No. Text to image generates a still. You still need a video generation step — either image to video, where the still image becomes the first frame of motion, or reference to video, where the image provides identity constraints while a separate prompt drives the action. The workflow is: text to image first, to build stable visual assets; then reference to video, to put those assets into motion. The image step isn't optional if consistency across clips is a priority. It's the step that gives the video model something to hold onto.

Text to Image for Better AI Video References

Why Text to Image Matters for AI Video

Most AI video tools are sensitive to what they receive as input. A text prompt alone describes a scene — but a reference image shows the model a specific version of it.

The difference shows up in outputs. Prompts without image references tend to vary between generations. Hair color shifts. Lighting shifts. Character proportions shift. After the third generation of the same clip with different outputs, the problem becomes obvious: the model has no anchor. It's interpreting the same words differently each time.

Reference-based video generation research bears this out. A 2024 study published at NeurIPS on reference-controlled visual consistency found that self-attention modulation using a reference image significantly stabilizes output identity across generations — compared to text-only prompts, which showed considerably higher variance in character and scene fidelity.

Text to Image for Better AI Video References

In practice: giving the model a clear image to work from makes repeated generation more predictable. Not perfect. But more predictable.

That's the whole reason text to image matters here. It's not about making art. It's about making inputs — images that work as stable references for video.

How Creators Use Text to Image Before Video

Character concepts

The most common use case: you need a character to appear in multiple clips. You want the same face, same outfit, same general feel.

Generating that character as a still image first — via text to image — gives you a visual asset you can then feed into the video model as a reference. The character exists on paper (or rather, in pixels) before it exists in motion.

I've run this comparison directly. Same character description, same action prompt, two scenarios: one with a reference image, one without. The ai image prompts were identical in both runs. In the reference-image version, the character's face held across four consecutive generations. In the text-only version, it started drifting by the second.

The reference image isn't a guarantee. It's a stabilizer.

Backgrounds and props

A generated background image — a specific alley, a specific interior, a specific color palette — gives the video model something concrete for environmental consistency.

This matters more than it seems. Without a background reference, the model tends to invent slightly different spatial configurations each time. Shadows move. Depth shifts. Objects that were on the left end up on the right.
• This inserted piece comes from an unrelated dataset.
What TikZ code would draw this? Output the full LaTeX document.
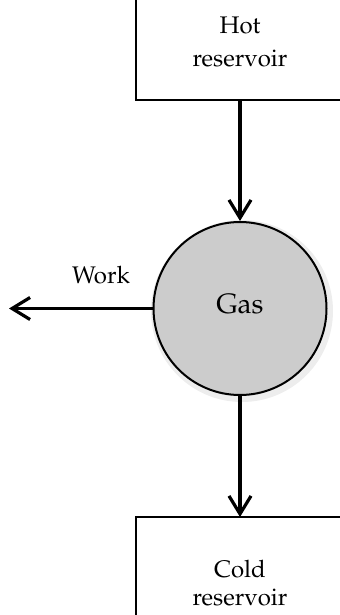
\documentclass[tikz,border=0pt]{standalone}
\usepackage[T1]{fontenc}
\usepackage{mathpazo}
\usetikzlibrary{arrows.meta}
\tikzset{
  boxline/.style={line width=1.2pt, line cap=rect},
  flow/.style={line width=1.6pt, -{Straight Barb[length=9pt,width=11pt,line width=1.6pt]}},
  lbl/.style={font=\fontsize{12}{15}\selectfont, inner sep=0pt, align=center},
  gasnode/.style={circle, draw, line width=1pt, fill=black!20, minimum size=86.5pt, inner sep=0pt, font=\fontsize{14}{16}\selectfont}
}
\begin{document}
\begin{tikzpicture}[x=0.5pt,y=-0.5pt]
\useasboundingbox (0,0) rectangle (339,615);
% soft halo of the gas circle
\fill[black!7] (242,311) circle (91);
% hot reservoir (cut by the page edge)
\draw[boxline] (136,0) -- (136,100) -- (339,100);
\coordinate (hotout) at (240,100);
\node[lbl, anchor=base] (hot1) at (240,34) {Hot};
\node[lbl, anchor=base] (hot2) at (240,67) {reservoir};
% cold reservoir
\draw[boxline] (136,615) -- (136,517) -- (339,517);
\coordinate (coldin) at (240,517);
\node[lbl, anchor=base] (cold1) at (240,577) {Cold};
\node[lbl, anchor=base] (cold2) at (240,605) {reservoir};
% gas
\node[gasnode] (gas) at (240,308.5) {};
\node[font=\fontsize{14}{16}\selectfont, inner sep=0pt, anchor=base] (gaslbl) at (240,313) {Gas};
% work
\coordinate (workend) at (9,308.5);
\node[lbl, anchor=base] (work) at (101,283) {Work};
% connectors
\draw[flow] (hotout) -- (gas.north);
\draw[flow] (gas.south) -- (coldin);
\draw[flow] (gas.west) -- (workend);
\end{tikzpicture}
\end{document}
With a reference image of the environment, the spatial logic tends to hold longer.

Same for props. If a character is supposed to carry a specific bag or hold a specific object, generating that object as a standalone image and including it in your reference set reduces the chance the model replaces it with something it finds more "natural."

Style boards

This is less about specific characters and more about overall visual direction — color temperature, line weight, level of detail, art style.

Three or four images that establish a visual register give the model something to calibrate against — not just for this clip, but for an entire series. When all clips share the same style reference set, they read as a set.
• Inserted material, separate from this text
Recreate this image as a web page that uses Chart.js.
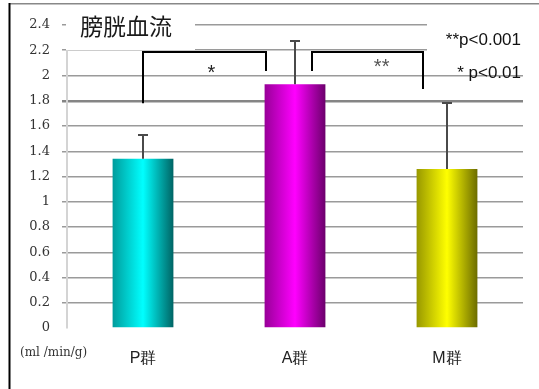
<!DOCTYPE html>
<html>
<head>
<meta charset="utf-8">
<script src="https://cdn.jsdelivr.net/npm/chart.js@4/dist/chart.umd.min.js"></script>
<style>
  html, body { margin: 0; padding: 0; background: #fff; }
  #wrap { width: 539px; height: 389px; position: relative; }
</style>
</head>
<body>
<div id="wrap"><canvas id="c" width="539" height="389"></canvas></div>
<script>
// Bladder blood flow per group (ml/min/g): mean and upper SD
const categories = ['P群', 'A群', 'M群'];
const meanValues = [1.34, 1.93, 1.26];
const sdValues = [0.19, 0.34, 0.52];
const yTickValues = [0, 0.2, 0.4, 0.6, 0.8, 1, 1.2, 1.4, 1.6, 1.8, 2, 2.2, 2.4];
const chartTitle = '膀胱血流';
const unitLabel = '(ml /min/g)';
const sigNotes = ['**p<0.001', '* p<0.01'];

// significance brackets: [left x, right x] in category units, leg bottoms and top in value units
const brackets = [
  { x: [0, 0.81], legs: [1.78, 2.035], top: 2.186, mark: '*', markX: 0.45, markY: 2.06, color: '#222' },
  { x: [1.11, 1.843], legs: [2.035, 1.893], top: 2.186, mark: '**', markX: 1.57, markY: 2.11, color: '#555' }
];

// bar gradients: dark edge -> bright middle -> darker edge
const barShades = [
  ['#009c9c', '#00ffff', '#006464'],
  ['#980098', '#ff00ff', '#6c006c'],
  ['#989800', '#ffff00', '#6c6c00']
];

function barGradient(ctx) {
  const chart = ctx.chart;
  const xs = chart.scales.x;
  const i = ctx.dataIndex;
  const shades = barShades[i % barShades.length];
  if (!xs || !chart.chartArea || i === undefined) return shades[1];
  const cx = xs.getPixelForValue(i);
  const w = (xs.width / categories.length) * 0.4;
  const g = chart.ctx.createLinearGradient(cx - w / 2, 0, cx + w / 2, 0);
  g.addColorStop(0, shades[0]);
  g.addColorStop(0.5, shades[1]);
  g.addColorStop(1, shades[2]);
  return g;
}

// white panels behind the title and significance notes, plus the frame
const backdropPlugin = {
  id: 'backdrop',
  beforeDraw(chart) {
    const c = chart.ctx;
    c.save();
    c.fillStyle = '#fff';
    c.fillRect(0, 0, chart.width, chart.height);
    c.restore();
  },
  beforeDatasetsDraw(chart) {
    const c = chart.ctx;
    c.save();
    c.fillStyle = '#fff';
    c.fillRect(66, 8, 129, 42);
    c.fillRect(427, 8, 112, 50);
    c.fillStyle = '#1a1a1a';
    c.font = '23px "Noto Sans CJK JP"';
    c.textBaseline = 'middle';
    c.textAlign = 'left';
    c.fillText(chartTitle, 80, 26);
    c.restore();
  },
  afterDraw(chart) {
    const c = chart.ctx;
    const xs = chart.scales.x;
    const ys = chart.scales.y;
    c.save();
    // error bars (upper only)
    c.strokeStyle = '#4a4a4a';
    c.lineWidth = 2;
    meanValues.forEach((m, i) => {
      const x = Math.round(xs.getPixelForValue(i));
      const y0 = ys.getPixelForValue(m);
      const y1 = Math.round(ys.getPixelForValue(m + sdValues[i]));
      c.beginPath();
      c.moveTo(x, y0);
      c.lineTo(x, y1);
      c.moveTo(x - 5, y1);
      c.lineTo(x + 5, y1);
      c.stroke();
    });
    // significance brackets
    c.strokeStyle = '#000';
    c.lineWidth = 2;
    const markSize = 20;
    c.font = markSize + 'px "Liberation Sans"';
    c.textAlign = 'center';
    c.textBaseline = 'alphabetic';
    brackets.forEach(b => {
      const xl = Math.round(xs.getPixelForValue(b.x[0]));
      const xr = Math.round(xs.getPixelForValue(b.x[1]));
      const yt = Math.round(ys.getPixelForValue(b.top));
      c.beginPath();
      c.moveTo(xl, ys.getPixelForValue(b.legs[0]));
      c.lineTo(xl, yt);
      c.lineTo(xr, yt);
      c.lineTo(xr, ys.getPixelForValue(b.legs[1]));
      c.stroke();
      c.fillStyle = b.color;
      c.fillText(b.mark, xs.getPixelForValue(b.markX), ys.getPixelForValue(b.markY) + markSize * 0.57);
    });
    // significance notes
    c.fillStyle = '#111';
    c.font = '17px "Liberation Sans"';
    c.textAlign = 'right';
    c.textBaseline = 'middle';
    c.fillText(sigNotes[0], 521, 40);
    c.fillText(sigNotes[1], 521, 73);
    // unit label
    c.fillStyle = '#333';
    c.font = '12px "DejaVu Serif"';
    c.textAlign = 'left';
    c.fillText(unitLabel, 20, 353);
    // frame
    c.fillStyle = '#888';
    c.fillRect(9, 3, chart.width - 9, 1.5);
    c.fillStyle = '#000';
    c.fillRect(8.5, 3, 2, chart.height - 3);
    c.restore();
  }
};

new Chart(document.getElementById('c'), {
  type: 'bar',
  data: {
    labels: categories,
    datasets: [{
      data: meanValues,
      backgroundColor: barGradient,
      borderWidth: 0,
      categoryPercentage: 0.8,
      barPercentage: 0.5
    }]
  },
  options: {
    responsive: false,
    animation: false,
    devicePixelRatio: 1,
    layout: { padding: { left: 10, right: 16, top: 25, bottom: 0 } },
    plugins: { legend: { display: false }, tooltip: { enabled: false }, title: { display: false } },
    scales: {
      x: {
        grid: { display: false, drawTicks: false },
        border: { display: false },
        ticks: { color: '#222', font: { family: 'Liberation Sans', size: 16 }, padding: 21 },
        afterFit(s) { s.height = 61; }
      },
      y: {
        min: 0,
        max: 2.4,
        afterBuildTicks(s) { s.ticks = yTickValues.map(v => ({ value: v })); },
        ticks: {
          color: '#333',
          font: { family: 'DejaVu Serif', size: 13 },
          padding: 12,
          callback: v => String(Math.round(v * 10) / 10)
        },
        grid: {
          tickLength: 5,
          color: ctx => {
            const v = ctx.tick ? ctx.tick.value : null;
            if (v === 0) return 'rgba(0,0,0,0)';
            if (v !== null && Math.abs(v - 1.8) < 1e-6) return '#858585';
            return '#9a9a9a';
          },
          lineWidth: ctx => {
            const v = ctx.tick ? ctx.tick.value : null;
            if (v !== null && Math.abs(v - 1.8) < 1e-6) return 2.5;
            return 1.5;
          }
        },
        border: { display: true, color: '#d4d4d4', width: 2 },
        afterFit(s) { s.width = 57; }
      }
    }
  },
  plugins: [backdropPlugin]
});
</script>
</body>
</html>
This is particularly useful for anime or stylized content, where the gap between "close enough" and "completely off" is immediately obvious.

How to Create Video-Ready Images

Not every generated image makes a good video reference. Whether you're using an image prompt generator to draft character concepts or building out a full scene, some images that look great as stills turn out to be poor anchors — too detailed in some areas, too ambiguous in others, or composed in a way that creates problems when motion is added.

Keep composition clear

The reference image needs to communicate clearly what the model should hold consistent.
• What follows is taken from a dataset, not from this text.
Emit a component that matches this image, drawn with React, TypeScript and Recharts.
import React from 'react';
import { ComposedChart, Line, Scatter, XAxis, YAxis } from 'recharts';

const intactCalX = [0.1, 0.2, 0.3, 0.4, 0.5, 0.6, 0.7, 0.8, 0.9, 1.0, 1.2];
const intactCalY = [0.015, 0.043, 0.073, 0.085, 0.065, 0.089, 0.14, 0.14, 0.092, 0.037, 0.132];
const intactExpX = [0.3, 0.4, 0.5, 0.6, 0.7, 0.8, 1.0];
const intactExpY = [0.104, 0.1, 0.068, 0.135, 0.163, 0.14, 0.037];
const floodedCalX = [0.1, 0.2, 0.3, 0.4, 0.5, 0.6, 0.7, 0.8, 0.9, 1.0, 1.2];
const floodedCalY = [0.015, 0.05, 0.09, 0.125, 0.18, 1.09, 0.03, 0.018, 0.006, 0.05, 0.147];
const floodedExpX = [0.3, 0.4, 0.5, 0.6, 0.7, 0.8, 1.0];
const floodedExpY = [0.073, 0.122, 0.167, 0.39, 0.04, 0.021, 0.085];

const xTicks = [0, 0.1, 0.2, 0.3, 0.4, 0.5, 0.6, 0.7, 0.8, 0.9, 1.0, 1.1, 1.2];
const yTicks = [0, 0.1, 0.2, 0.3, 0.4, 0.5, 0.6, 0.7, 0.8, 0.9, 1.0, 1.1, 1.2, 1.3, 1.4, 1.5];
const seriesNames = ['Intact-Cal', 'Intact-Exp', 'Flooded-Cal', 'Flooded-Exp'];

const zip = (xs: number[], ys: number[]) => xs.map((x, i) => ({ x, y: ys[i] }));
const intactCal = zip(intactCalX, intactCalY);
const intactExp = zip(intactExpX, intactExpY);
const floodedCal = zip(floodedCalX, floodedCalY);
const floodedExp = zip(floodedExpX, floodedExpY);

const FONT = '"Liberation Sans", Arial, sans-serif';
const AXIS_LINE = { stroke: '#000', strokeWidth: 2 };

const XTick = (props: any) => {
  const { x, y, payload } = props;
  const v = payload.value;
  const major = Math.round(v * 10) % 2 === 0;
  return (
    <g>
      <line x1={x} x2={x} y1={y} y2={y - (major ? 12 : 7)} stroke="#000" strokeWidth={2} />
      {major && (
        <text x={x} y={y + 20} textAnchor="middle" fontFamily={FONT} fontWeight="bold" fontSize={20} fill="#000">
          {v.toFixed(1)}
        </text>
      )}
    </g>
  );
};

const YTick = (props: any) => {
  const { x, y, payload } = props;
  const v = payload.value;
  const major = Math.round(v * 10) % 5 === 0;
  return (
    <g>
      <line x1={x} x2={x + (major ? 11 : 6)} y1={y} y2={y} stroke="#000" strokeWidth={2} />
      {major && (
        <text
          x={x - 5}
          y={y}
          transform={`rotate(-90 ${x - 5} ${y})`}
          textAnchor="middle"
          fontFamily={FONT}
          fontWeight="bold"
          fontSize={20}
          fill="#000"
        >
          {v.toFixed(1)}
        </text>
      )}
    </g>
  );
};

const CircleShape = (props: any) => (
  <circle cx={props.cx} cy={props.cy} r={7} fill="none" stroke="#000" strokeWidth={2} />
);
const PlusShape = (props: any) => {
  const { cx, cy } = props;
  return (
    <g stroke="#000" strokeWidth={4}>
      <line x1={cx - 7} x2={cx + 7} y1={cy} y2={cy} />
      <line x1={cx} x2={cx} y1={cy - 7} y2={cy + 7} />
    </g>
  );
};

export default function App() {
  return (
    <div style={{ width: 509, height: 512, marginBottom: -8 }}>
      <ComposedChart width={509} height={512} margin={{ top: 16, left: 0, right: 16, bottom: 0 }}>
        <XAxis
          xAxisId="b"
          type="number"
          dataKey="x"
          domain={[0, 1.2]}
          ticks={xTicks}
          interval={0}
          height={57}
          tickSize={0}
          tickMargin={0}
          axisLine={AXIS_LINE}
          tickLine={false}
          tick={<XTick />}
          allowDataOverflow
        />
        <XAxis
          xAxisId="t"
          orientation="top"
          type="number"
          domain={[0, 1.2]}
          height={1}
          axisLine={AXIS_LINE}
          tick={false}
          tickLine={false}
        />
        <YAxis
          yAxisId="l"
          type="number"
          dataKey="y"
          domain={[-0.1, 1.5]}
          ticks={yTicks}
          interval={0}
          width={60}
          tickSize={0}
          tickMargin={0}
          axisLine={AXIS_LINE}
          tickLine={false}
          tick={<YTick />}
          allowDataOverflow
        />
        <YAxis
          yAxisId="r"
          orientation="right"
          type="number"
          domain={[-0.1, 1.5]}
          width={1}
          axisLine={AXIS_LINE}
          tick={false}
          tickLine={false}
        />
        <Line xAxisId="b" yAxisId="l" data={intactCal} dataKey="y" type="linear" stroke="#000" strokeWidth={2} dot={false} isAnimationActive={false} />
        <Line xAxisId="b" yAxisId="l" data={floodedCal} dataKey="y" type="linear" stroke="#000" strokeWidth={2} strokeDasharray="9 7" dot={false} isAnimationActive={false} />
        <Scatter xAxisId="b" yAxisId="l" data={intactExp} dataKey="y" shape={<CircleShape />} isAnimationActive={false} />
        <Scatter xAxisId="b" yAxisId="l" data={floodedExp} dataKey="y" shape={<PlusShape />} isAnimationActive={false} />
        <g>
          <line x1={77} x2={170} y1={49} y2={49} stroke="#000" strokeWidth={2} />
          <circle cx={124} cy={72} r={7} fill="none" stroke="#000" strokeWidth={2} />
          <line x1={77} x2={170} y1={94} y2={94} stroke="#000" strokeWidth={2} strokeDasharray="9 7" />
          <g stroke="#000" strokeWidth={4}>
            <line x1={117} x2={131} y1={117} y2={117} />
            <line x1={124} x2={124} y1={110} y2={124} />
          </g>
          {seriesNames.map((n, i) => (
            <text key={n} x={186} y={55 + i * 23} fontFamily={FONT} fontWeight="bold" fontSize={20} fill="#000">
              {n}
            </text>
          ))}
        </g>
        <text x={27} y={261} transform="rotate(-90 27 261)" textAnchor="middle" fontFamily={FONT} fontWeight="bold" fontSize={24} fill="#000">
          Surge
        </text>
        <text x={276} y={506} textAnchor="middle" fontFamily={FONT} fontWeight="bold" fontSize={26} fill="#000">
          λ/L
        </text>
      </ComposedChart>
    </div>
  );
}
For a character, that means: face visible, body framing not too extreme, no strong motion blur that obscures features. Standard principles of video composition — clear subject, uncluttered framing, obvious focal point — apply here. A character shot from an extreme angle, with half the face in shadow, is harder for the model to extract usable identity information from.

Keep the subject centered or clearly positioned. Keep background clean enough that the character reads distinctly. Medium shots work better than extreme close-ups or wide establishing shots for character references.

Create consistent reference sets

For multi-clip projects, a single reference image is rarely enough. Different viewing angles, different lighting conditions, and different action states all benefit from having reference images that address them directly.

Practically: generate the same character from three or four angles before starting video generation. Front, three-quarter, side. This gives the model more information to work from, and Vidu's AI image generator lets you maintain identity consistency across a multi-image reference set — up to seven reference images can be loaded into a single generation, feeding the video model a fuller picture of what the subject should look like.

For environments, generate the space from the intended camera position. Don't generate a wide establishing shot and then expect the model to understand what the scene looks like from a tighter angle. Match the reference image composition to the intended video shot.

Avoid details that break in motion

Some image details cause problems the moment the clip starts moving.

Fine textures — detailed fabric, complex patterns, intricate jewelry — tend to flicker or distort during video generation. This isn't a bug, exactly; it's a known limitation in how diffusion-based video models handle high-frequency visual information. Adobe's guidelines on writing effective prompts for video generation note that overly complex details in reference inputs can create artifacts in motion outputs.

This applies at the image generation stage too. The image prompts you're writing aren't meant to produce exhibition-ready stills — they're meant to produce stable inputs. Simpler surfaces, clearer forms, fewer tiny details — these make for better video references, even if they make for slightly less interesting still images.

It's a tradeoff worth accepting.

Moving From Image to Video

Once you have reference images that are stable, clearly composed, and video-appropriate, the path to reference to video becomes more predictable.

Vidu's Reference to Video feature lets you upload multiple reference images — character, environment, props — and combine them into a single video generation with a text prompt. The model uses the references to constrain what each element looks like while the prompt directs action and scene dynamics.

First generations still deviate somewhere — a hand position changes, an expression lands softer than the reference suggests. But the range of deviation is narrower and more locatable. With no reference images, drift is unpredictable. With reference images, the failure mode is attached to a specific visual element. You can address it.

Most clips I've kept after adding reference images required fewer total generations to reach "usable" than text-only prompts. Not dramatically fewer. But consistently fewer.